Written problem => Skip all pictures. Write out the data below from its first line through the line that contains "from matplotlib import font_manager".

Raw data =>
-*-
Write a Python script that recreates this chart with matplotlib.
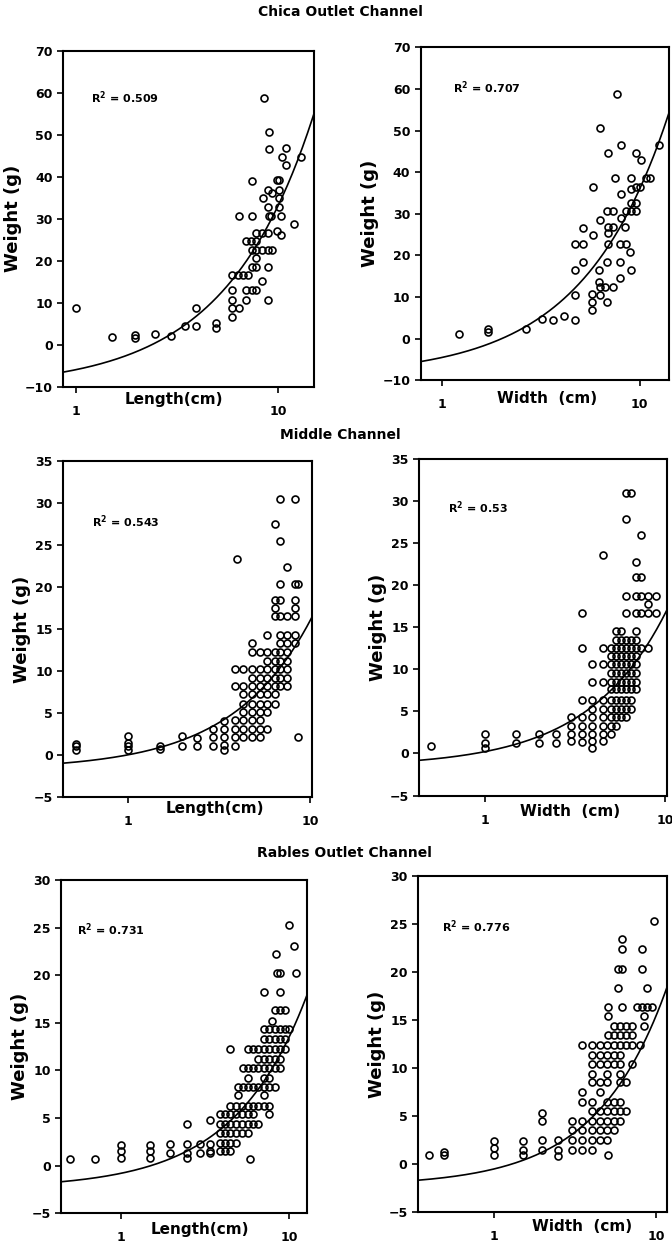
import numpy as np
import matplotlib
matplotlib.use('Agg')
import matplotlib.pyplot as plt
from matplotlib.ticker import NullLocator
from matplotlib import font_manager

#Prefer a narrow bold face, like the scanned figure
names = set(f.name for f in font_manager.fontManager.ttflist)
narrow = [n for n in ['Liberation Sans Narrow', 'DejaVu Sans Condensed'] if n in names]
plt.rcParams['font.family'] = narrow + ['DejaVu Sans']
plt.rcParams['font.weight'] = 'bold'
big = 1.0 if not narrow else 1.12

#Panel titles and labels
row_titles = ['Chica Outlet Channel', 'Middle Channel', 'Rables Outlet Channel']
x_labels = ['Length(cm)', 'Width  (cm)', 'Length(cm)', 'Width  (cm)', 'Length(cm)', 'Width  (cm)']
r2_labels = ['0.509', '0.707', '0.543', '0.53', '0.731', '0.776']

#Linear fit (intercept, slope) of each panel
fit_a = [-10.3, -9.0, -1.78, -1.6, -2.4, -2.3]
fit_b = [4.35, 4.5, 1.78, 1.82, 1.59, 1.78]

#Chica - length
p1_x = [1.0, 1.5, 1.95, 1.95, 2.45, 2.94, 3.44, 3.9, 3.93, 4.93, 4.93,
        5.9, 5.9, 6.4, 5.9, 6.93, 8.87, 5.9, 6.93, 7.42, 7.8, 8.3, 5.9, 6.3, 6.65, 7.05,
        7.42, 7.8, 8.87, 7.8, 7.42, 7.8, 8.3, 8.87, 9.3, 6.93, 7.3, 7.8, 7.8, 8.3, 8.87,
        9.9, 10.3, 11.9, 6.38, 7.42, 8.96, 9.2, 10.3, 8.87, 10.1, 8.4, 8.87, 9.3, 10.1,
        10.1, 7.42, 9.8, 10.1, 10.4, 10.9, 10.9, 13.0, 8.96, 8.96, 8.53]
p1_y = [8.8, 1.9, 1.5, 2.3, 2.6, 2.0, 4.5, 4.5, 8.7, 4.0, 5.2,
        6.7, 8.7, 8.7, 10.7, 10.7, 10.7, 13.1, 13.1, 13.1, 13.1, 15.1, 16.7, 16.7, 16.7, 16.7,
        18.6, 18.6, 18.6, 20.6, 22.6, 22.6, 22.6, 22.6, 22.6, 24.6, 24.6, 24.6, 26.6, 26.6, 26.6,
        27.0, 26.2, 28.8, 30.7, 30.7, 30.7, 30.7, 30.7, 32.9, 32.9, 34.9, 36.9, 36.1, 36.9,
        35.0, 38.9, 39.3, 39.3, 44.8, 46.8, 42.9, 44.7, 46.6, 50.8, 58.7]

#Chica - width
p2_x = [1.22, 1.70, 1.70, 2.66, 3.19, 3.65, 4.13, 4.7,
        4.7, 5.76, 6.3, 5.76, 6.84, 5.76, 6.2, 6.3, 6.7, 7.35, 7.9,
        4.7, 6.22, 9.0, 5.17, 6.84, 7.9, 4.7, 5.17, 6.9, 7.9, 8.5, 8.9,
        5.8, 6.9, 5.17, 6.87, 7.35, 8.4, 6.28, 8.0,
        6.8, 7.3, 8.57, 9.07, 9.6, 9.07, 9.6, 8.0, 9.07, 9.6, 10.0, 5.8,
        7.5, 9.07, 10.8, 11.3, 9.62, 10.1, 6.87, 8.0, 12.5, 6.33, 7.68]
p2_y = [1.2, 1.5, 2.3, 2.3, 4.8, 4.6, 5.4, 4.6,
        10.4, 10.8, 10.4, 8.8, 8.8, 6.8, 13.6, 12.4, 12.4, 12.4, 14.7,
        16.4, 16.4, 16.4, 18.4, 18.4, 18.4, 22.7, 22.7, 22.7, 22.7, 22.7, 20.8,
        24.9, 25.3, 26.7, 26.8, 26.8, 26.8, 28.5, 28.9,
        30.7, 30.7, 30.7, 30.7, 30.7, 32.6, 32.6, 34.7, 35.9, 36.5, 36.5, 36.5,
        38.7, 38.7, 38.7, 38.7, 44.6, 42.9, 44.6, 46.5, 46.5, 50.7, 58.75]

#Middle - length, columns of weights per length
p3_cols = [
    (0.52, [0.6, 1.0, 1.3]),
    (1.0, [0.6, 1.0, 1.4, 2.2]),
    (1.5, [0.7, 1.0]),
    (1.97, [1.1, 2.2]),
    (2.40, [1.0, 2.0]),
    (2.92, [1.06, 2.1, 3.1]),
    (3.38, [0.6, 1.2, 2.1, 3.1, 4.0]),
    (3.87, [1.06, 2.1, 3.1, 4.1, 8.2, 10.2]),
    (3.95, [23.3]),
    (4.30, [2.1, 3.1, 4.1, 5.1, 6.1, 7.2, 8.2, 10.2]),
    (4.77, [2.1, 3.1, 4.1, 5.1, 6.1, 7.2, 8.2, 9.2, 10.2, 12.2, 13.3]),
    (5.31, [2.1, 3.1, 4.1, 5.1, 6.1, 7.2, 8.2, 9.2, 10.2, 12.2]),
    (5.82, [3.1, 5.1, 6.1, 7.2, 8.2, 9.2, 10.2, 11.2, 12.2, 14.3]),
    (6.41, [6.1, 7.2, 8.2, 9.2, 10.2, 11.2, 12.2, 16.5, 17.5, 18.5, 27.5]),
    (6.84, [8.2, 9.2, 10.2, 11.2, 12.2, 13.3, 14.3, 16.5, 18.5, 20.4, 25.5, 30.45]),
    (7.44, [8.2, 9.2, 10.2, 11.2, 12.2, 13.3, 14.3, 16.5, 22.4]),
    (8.25, [13.3, 14.3, 16.5, 17.5, 18.5, 20.4, 30.45]),
    (8.6, [2.1, 20.4]),
]

#Middle - width
p4_cols = [
    (0.50, [0.85]),
    (1.0, [0.65, 1.25, 2.3]),
    (1.49, [1.25, 2.3]),
    (2.0, [1.25, 2.3]),
    (2.46, [1.25, 2.3]),
    (2.98, [1.5, 2.3, 3.3, 4.3]),
    (3.46, [1.3, 2.3, 3.3, 4.3, 6.4, 12.5, 16.7]),
    (3.94, [0.65, 1.5, 2.3, 3.3, 4.3, 5.3, 6.4, 8.5, 10.6]),
    (4.49, [1.5, 2.3, 3.3, 4.3, 5.3, 6.4, 8.5, 10.6, 12.5, 23.6]),
    (4.99, [2.3, 3.3, 4.3, 5.3, 6.4, 7.6, 8.5, 9.6, 10.6, 11.6, 12.5]),
    (5.32, [3.3, 4.3, 5.3, 6.4, 7.6, 8.5, 9.6, 10.6, 11.6, 12.5, 13.5, 14.5]),
    (5.68, [4.3, 5.3, 6.4, 7.6, 8.5, 9.6, 10.6, 11.6, 12.5, 13.5, 14.5]),
    (6.05, [4.3, 5.3, 6.4, 7.6, 8.5, 9.6, 10.6, 11.6, 12.5, 13.5, 16.7, 18.7, 27.8, 30.9]),
    (6.46, [5.3, 6.4, 7.6, 8.5, 9.6, 10.6, 11.6, 12.5, 13.5, 30.9]),
    (6.89, [7.6, 8.5, 9.6, 10.6, 11.6, 12.5, 13.5, 14.5, 16.7, 18.7, 20.9, 22.7]),
    (7.35, [12.5, 16.7, 18.7, 20.9, 25.9]),
    (8.0, [12.5, 16.7, 17.7, 18.7]),
    (8.9, [16.7, 18.7]),
]

#Rables - length
p5_cols = [
    (0.50, [0.7]),
    (0.70, [0.7]),
    (1.0, [0.8, 1.5, 2.2]),
    (1.49, [0.8, 1.5, 2.2]),
    (1.96, [1.3, 2.3]),
    (2.46, [0.8, 1.3, 2.3, 4.4]),
    (2.95, [1.3, 2.3]),
    (3.39, [1.3, 1.5, 2.3, 4.8]),
    (3.88, [1.5, 2.4, 3.4, 4.4, 5.4]),
    (4.16, [1.5, 2.4, 3.4, 4.4, 5.4]),
    (4.45, [1.5, 2.4, 3.4, 4.4, 5.4, 6.3, 12.2]),
    (4.84, [2.4, 3.4, 4.4, 5.4, 6.3]),
    (4.99, [7.4, 8.3]),
    (5.24, [3.4, 4.4, 5.4, 6.3]),
    (5.35, [8.3, 10.2]),
    (5.66, [3.4, 4.4, 5.4, 6.3]),
    (5.72, [8.3, 9.2, 10.2, 12.2]),
    (5.86, [0.7]),
    (6.09, [4.4, 5.4, 6.3]),
    (6.13, [8.3, 10.2, 12.2]),
    (6.56, [4.4, 6.3, 8.3, 10.2, 11.2, 12.2]),
    (7.1, [6.3, 7.4, 8.3, 9.2, 10.2, 11.2, 12.2, 13.3, 14.3, 18.2]),
    (7.63, [5.4, 6.3, 8.3, 9.2, 10.2, 11.2, 12.2, 13.3, 14.3]),
    (7.87, [15.2]),
    (8.25, [8.3, 10.2, 11.2, 12.2, 13.3, 14.3, 16.3]),
    (8.37, [22.2]),
    (8.45, [20.2]),
    (8.84, [10.2, 11.2, 12.2, 13.3, 14.3, 16.3, 18.2, 20.2]),
    (9.47, [12.2, 13.3, 14.3, 16.3]),
    (10.05, [14.3, 25.3]),
    (10.7, [23.1]),
    (11.0, [20.2]),
]

#Rables - width
p6_cols = [
    (0.40, [0.9]),
    (0.49, [0.9, 1.3]),
    (1.0, [0.9, 1.7, 2.4]),
    (1.50, [0.9, 1.5, 2.4]),
    (1.99, [1.5, 2.5, 4.5, 5.3]),
    (2.49, [0.8, 1.5, 2.5]),
    (3.02, [1.5, 2.5, 3.5, 4.5]),
    (3.48, [1.5, 2.5, 3.5, 4.5, 6.5, 7.5, 12.4]),
    (4.01, [1.5, 2.5, 3.5, 4.5, 5.5, 6.5, 8.5, 9.4, 10.4, 11.4, 12.4]),
    (4.51, [2.5, 3.5, 4.5, 5.5, 7.5, 8.5, 10.4, 11.4, 12.4]),
    (4.96, [2.5, 3.5, 4.5, 5.5, 6.5, 8.5, 9.4, 10.4, 11.4, 12.4]),
    (5.07, [0.9, 13.4, 15.4, 16.4]),
    (5.5, [3.5, 4.5, 5.5, 6.5, 10.4, 11.4, 12.4, 13.4, 14.4]),
    (5.8, [18.4, 20.3]),
    (5.99, [4.5, 5.5, 6.5, 8.5, 9.4, 10.4, 11.4, 12.4, 13.4, 14.4]),
    (6.16, [16.4, 20.3, 22.4, 23.5]),
    (6.53, [5.5, 8.5, 12.4, 13.4, 14.4]),
    (7.07, [10.4, 12.4, 13.4, 14.4]),
    (7.6, [16.4]),
    (7.9, [12.4]),
    (8.17, [16.4, 20.3, 22.4]),
    (8.4, [14.4, 15.4]),
    (8.76, [16.4, 18.4]),
    (9.4, [16.4]),
    (9.75, [25.3]),
]


def flatten(cols):
    xs, ys = [], []
    for xv, yl in cols:
        xs += [xv] * len(yl)
        ys += yl
    return xs, ys


p3_x, p3_y = flatten(p3_cols)
p4_x, p4_y = flatten(p4_cols)
p5_x, p5_y = flatten(p5_cols)
p6_x, p6_y = flatten(p6_cols)

xs_all = [p1_x, p2_x, p3_x, p4_x, p5_x, p6_x]
ys_all = [p1_y, p2_y, p3_y, p4_y, p5_y, p6_y]

#Axes geometry and limits
rects = [[0.094, 0.689, 0.373, 0.270], [0.626, 0.694, 0.369, 0.268],
         [0.094, 0.359, 0.370, 0.270], [0.624, 0.360, 0.368, 0.271],
         [0.091, 0.024, 0.366, 0.268], [0.622, 0.025, 0.371, 0.270]]
xlims = [(0.86, 15), (0.78, 14), (0.44, 10.2), (0.43, 10.2), (0.44, 12.8), (0.34, 11.7)]
ylims = [(-10, 70), (-10, 70), (-5, 35), (-5, 35), (-5, 30), (-5, 30)]
ysteps = [10, 10, 5, 5, 5, 5]
xlab_pos = [(0.44, -0.04), (0.51, -0.054), (0.61, -0.035), (0.61, -0.046), (0.565, -0.05), (0.66, -0.042)]
r2_pos = [(0.11, 0.86), (0.13, 0.88), (0.116, 0.82), (0.117, 0.855), (0.064, 0.85), (0.096, 0.85)]

fig = plt.figure(figsize=(6.72, 12.43), dpi=100)

for i in range(6):
    ax = fig.add_axes(rects[i])
    ax.set_xscale('log')

    #fit line
    xf = np.geomspace(xlims[i][0], xlims[i][1], 200)
    ax.plot(xf, fit_a[i] + fit_b[i] * xf, color='black', lw=1.2)

    #data points
    ax.plot(xs_all[i], ys_all[i], 'o', mfc='none', mec='black', ms=5, mew=1.2)

    ax.set_xlim(*xlims[i])
    ax.set_ylim(*ylims[i])
    ax.set_xticks([1, 10])
    ax.set_xticklabels(['1', '10'])
    ax.xaxis.set_minor_locator(NullLocator())
    ax.set_yticks(np.arange(ylims[i][0], ylims[i][1] + 1, ysteps[i]))
    ax.tick_params(direction='out', length=4, width=1.2, labelsize=9 * big)
    ax.tick_params(axis='x', pad=9)
    for s in ax.spines.values():
        s.set_linewidth(1.5)

    ax.set_ylabel('Weight (g)', fontsize=13 * big, fontweight='bold', labelpad=2)
    ax.text(xlab_pos[i][0], xlab_pos[i][1], x_labels[i], transform=ax.transAxes,
            ha='center', va='center', fontsize=11 * big, fontweight='bold')
    ax.text(r2_pos[i][0], r2_pos[i][1], 'R$^2$ = ' + r2_labels[i], transform=ax.transAxes,
            ha='left', va='center', fontsize=8, fontweight='bold')

#Row titles
fig.text(0.506, 0.990, row_titles[0], ha='center', va='center', fontsize=10, fontweight='bold')
fig.text(0.506, 0.650, row_titles[1], ha='center', va='center', fontsize=10, fontweight='bold')
fig.text(0.513, 0.314, row_titles[2], ha='center', va='center', fontsize=10, fontweight='bold')

fig.savefig('out.png', dpi=100)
-*-
The reply =>
Write a Python script that recreates this chart with matplotlib.
import numpy as np
import matplotlib
matplotlib.use('Agg')
import matplotlib.pyplot as plt
from matplotlib.ticker import NullLocator
from matplotlib import font_manager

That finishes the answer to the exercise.